Is this normal? What I'm missed?
std::unique_ptr<facebook::logdevice::Reader> reader = client->createReader(1);
...
reader->startReading(log, facebook::logdevice::LSN_OLDEST, until_lsn);
...
ssize_t nread = reader->read(100, &data, &gap);
...
Should I use multi-threads to read, as one thread per hour-range, in my client program?
looks like the log has many small records (14*3600=50400), so it could be bottlenecked by moving the flow control window between client and server (requires 1RTT for moving the window).
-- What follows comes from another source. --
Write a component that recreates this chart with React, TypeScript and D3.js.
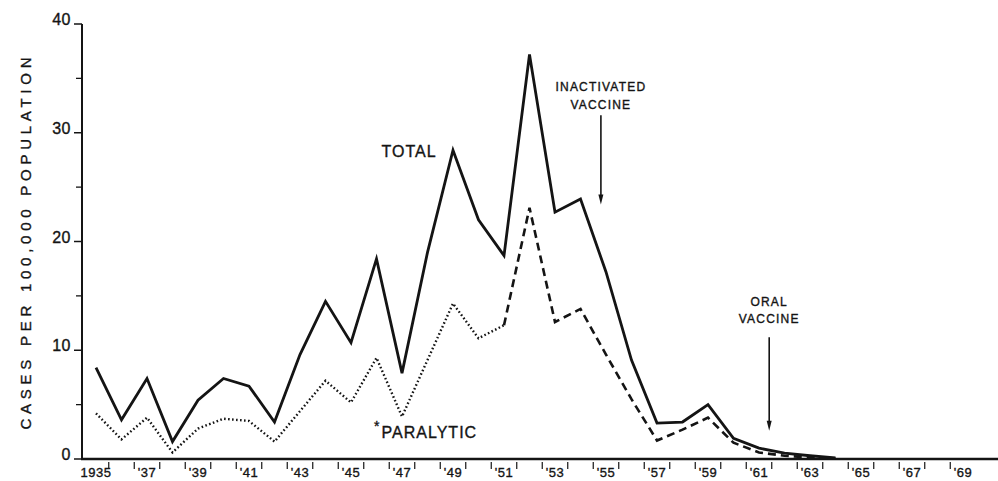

One thing you can try is to increase the read buffer/window size, which can be done either through: 1) specify the buffer_size in Client::createReader()
, or 2) set the client-read-buffer-size
in Client setting (the default is 512): e.g., ClientFactory().setSetting("client-read-buffer-size", "8192").create(...).
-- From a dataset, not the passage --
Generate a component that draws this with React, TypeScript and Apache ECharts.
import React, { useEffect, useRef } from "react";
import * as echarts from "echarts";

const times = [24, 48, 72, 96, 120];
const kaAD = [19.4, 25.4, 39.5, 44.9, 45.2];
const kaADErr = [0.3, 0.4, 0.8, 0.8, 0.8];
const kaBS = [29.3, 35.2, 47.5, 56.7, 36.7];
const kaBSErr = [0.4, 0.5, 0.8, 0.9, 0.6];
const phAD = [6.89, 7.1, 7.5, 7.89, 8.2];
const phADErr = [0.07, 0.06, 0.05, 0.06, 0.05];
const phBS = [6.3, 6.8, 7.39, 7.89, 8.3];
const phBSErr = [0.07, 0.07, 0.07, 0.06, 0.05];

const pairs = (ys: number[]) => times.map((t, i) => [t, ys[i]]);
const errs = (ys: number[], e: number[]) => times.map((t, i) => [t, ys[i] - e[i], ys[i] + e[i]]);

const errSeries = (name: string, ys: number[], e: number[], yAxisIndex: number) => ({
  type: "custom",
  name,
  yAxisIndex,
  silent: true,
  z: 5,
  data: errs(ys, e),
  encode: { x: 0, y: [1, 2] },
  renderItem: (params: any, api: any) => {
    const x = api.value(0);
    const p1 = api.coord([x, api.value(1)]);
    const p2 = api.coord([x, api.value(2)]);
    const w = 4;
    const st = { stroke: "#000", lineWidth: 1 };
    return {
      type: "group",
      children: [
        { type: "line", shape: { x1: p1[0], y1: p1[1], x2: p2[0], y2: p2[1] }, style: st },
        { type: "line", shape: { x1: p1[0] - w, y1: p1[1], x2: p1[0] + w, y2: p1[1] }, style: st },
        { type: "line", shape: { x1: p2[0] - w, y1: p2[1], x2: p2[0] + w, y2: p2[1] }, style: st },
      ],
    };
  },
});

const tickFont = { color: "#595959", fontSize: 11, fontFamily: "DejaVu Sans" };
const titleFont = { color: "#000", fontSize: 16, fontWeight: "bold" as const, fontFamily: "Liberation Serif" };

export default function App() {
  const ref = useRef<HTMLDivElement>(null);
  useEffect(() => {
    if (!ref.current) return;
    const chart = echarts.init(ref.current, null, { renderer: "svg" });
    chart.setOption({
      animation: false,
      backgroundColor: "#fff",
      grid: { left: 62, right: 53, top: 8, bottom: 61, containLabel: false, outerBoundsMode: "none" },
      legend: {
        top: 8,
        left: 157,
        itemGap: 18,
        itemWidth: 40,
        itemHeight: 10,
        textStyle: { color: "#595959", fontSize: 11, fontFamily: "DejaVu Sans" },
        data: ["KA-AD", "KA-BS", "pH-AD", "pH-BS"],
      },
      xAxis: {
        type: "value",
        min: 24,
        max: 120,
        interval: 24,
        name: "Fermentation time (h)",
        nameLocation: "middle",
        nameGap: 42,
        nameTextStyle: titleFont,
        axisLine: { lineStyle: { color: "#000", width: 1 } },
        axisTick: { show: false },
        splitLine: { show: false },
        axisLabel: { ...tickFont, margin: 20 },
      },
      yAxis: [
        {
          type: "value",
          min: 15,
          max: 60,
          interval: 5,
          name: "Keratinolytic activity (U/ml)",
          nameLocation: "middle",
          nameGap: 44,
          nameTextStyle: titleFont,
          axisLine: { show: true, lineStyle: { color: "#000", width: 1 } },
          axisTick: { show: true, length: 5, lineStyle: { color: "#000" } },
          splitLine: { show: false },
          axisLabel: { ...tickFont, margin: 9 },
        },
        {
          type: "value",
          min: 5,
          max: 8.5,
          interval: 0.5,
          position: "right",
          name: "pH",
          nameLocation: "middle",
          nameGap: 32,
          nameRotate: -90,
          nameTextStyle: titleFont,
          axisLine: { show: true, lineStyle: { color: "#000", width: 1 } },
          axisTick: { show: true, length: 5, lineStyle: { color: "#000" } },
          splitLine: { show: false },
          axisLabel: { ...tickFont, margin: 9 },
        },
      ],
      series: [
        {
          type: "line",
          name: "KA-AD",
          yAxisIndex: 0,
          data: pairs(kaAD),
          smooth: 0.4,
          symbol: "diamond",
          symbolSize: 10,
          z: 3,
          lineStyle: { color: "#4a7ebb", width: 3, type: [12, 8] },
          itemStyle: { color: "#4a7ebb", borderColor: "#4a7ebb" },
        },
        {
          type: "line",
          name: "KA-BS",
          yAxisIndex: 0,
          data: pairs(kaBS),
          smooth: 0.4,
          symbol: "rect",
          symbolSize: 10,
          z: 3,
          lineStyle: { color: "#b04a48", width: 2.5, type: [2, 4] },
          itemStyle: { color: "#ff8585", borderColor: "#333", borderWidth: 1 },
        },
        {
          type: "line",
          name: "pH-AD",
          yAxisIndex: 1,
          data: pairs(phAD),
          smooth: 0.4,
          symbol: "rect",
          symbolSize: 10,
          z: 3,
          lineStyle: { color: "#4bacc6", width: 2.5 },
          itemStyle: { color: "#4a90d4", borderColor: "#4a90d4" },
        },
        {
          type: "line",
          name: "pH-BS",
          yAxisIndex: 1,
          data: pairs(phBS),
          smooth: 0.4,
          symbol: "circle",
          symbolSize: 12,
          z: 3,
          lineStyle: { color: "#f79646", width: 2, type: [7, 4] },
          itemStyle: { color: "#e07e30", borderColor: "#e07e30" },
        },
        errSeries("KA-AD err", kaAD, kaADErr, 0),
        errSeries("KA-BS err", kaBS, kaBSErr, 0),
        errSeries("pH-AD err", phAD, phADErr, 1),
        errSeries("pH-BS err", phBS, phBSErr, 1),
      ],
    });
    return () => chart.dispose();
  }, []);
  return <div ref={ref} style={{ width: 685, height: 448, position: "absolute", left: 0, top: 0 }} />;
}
Also, if you don't care about append/delivery latency, you can try batch more on the buffer writer by setting a bigger time trigger to get a bigger batch size which may improve efficiency.
My bufferWriter time trigger is 1 second, and I do care about append/delivery latency.
I set facebook::logdevice::ClientFactory().setSetting("client-read-buffer-size", "8192").create( );
,and read still costs 12 seconds. @runemaster
Set time trigger to 5 seconds, read costs 2 seconds to read all the records(50400).
I can only do this for now.
So it seems like the issue that you're having a lot of small records as @runemaster said earlier :)
But this is a compromised way, the biggest latency is 5 second, users can not get real-time logs.
@MohamedBassem
Ok, I need some debugging metrics from you in the old mode (1 second time trigger with client-read-buffer-size set to 8192) to be able to debug what's going on.
- How long does it take you from the start of binary until you reach the read loop?
- How long on average do you stay blocked in the
read
function call? (basically how long are you waiting for data from logdevice). - How many gaps do you encounter?
- Do you mind also try calling
waitOnlyWhenNoData()
on your reader before starting to read?
I add some timestamps, find that the reader->read(100, &data, &gap);
costs most of time.
Change read100 to read1000, make no change for all records read time.
Add waitOnlyWhenNoData()
make no change too.
Hey, @zhengxiaochuan-3 . Is this issue still still affecting you?
In case it is, it would be helpful to know your current settings both for the specific log you're reading and for the cluster. It would also be great to know the types of gaps you are seeing (if you're seeing them).
There is a chance that a slow node might be increasing latency. In that case, it is possible that you will see improvements if you call reader->forceNoSingleCopyDelivery()
. Note, however, that this increases network utilization since you will get all replicas of every record.